- Born: October 11, 1974 (age 50)
- Origin: Tochigi Prefecture, Japan
- Occupation(s): Model, Race queen, voice actress
- Years active: 1994—2005

= Fumika Suzuki =

Fumika Suzuki (鈴木 史華, Suzuki Fumika) is a Japanese voice actress, gravure idol and a former race queen in the 1990s.

Suzuki's race queen career started already in 1994 when she joined the sugo racing team. The following year, she represented the Japanese record company Avex Trax. However, it wasn't until she became Kure's official race queen in 1996 that Suzuki became a known name in the industry.
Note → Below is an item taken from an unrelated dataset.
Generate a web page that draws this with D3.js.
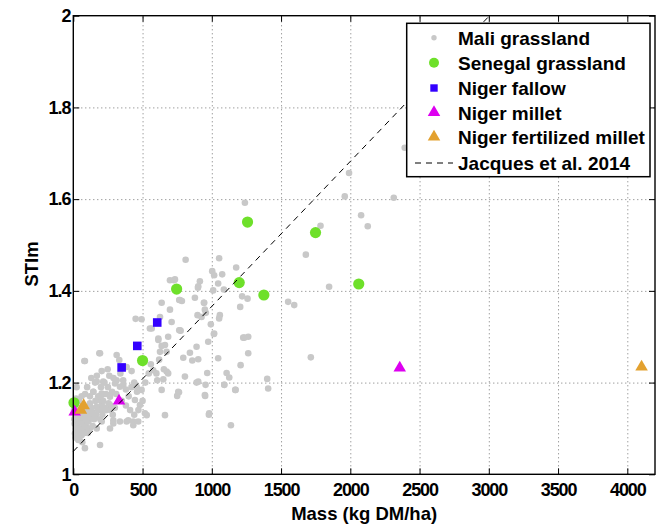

In 1996, Suzuki released her first idol video titled "Black Velbet." In 1997, still modeling for Kure, Suzuki paired with Yoko Sugimura and was seen together in many race queen events, as well as several idol-oriented home video releases. Suzuki also appeared as an event girl for Minolta from 1998 to 2000.

As Suzuki's career gained speed, numerous photo books and idol videos were released, including "Deep F" (1998), "Six" (2001), "Natura" (2002) and "Will" (2003). Since 1998, Suzuki hasn't returned as a race queen, sticking to traditional modeling. Also, no idol videos or photo books have been released since 2003. After eleven years in the modeling business, Suzuki retired in summer 2005.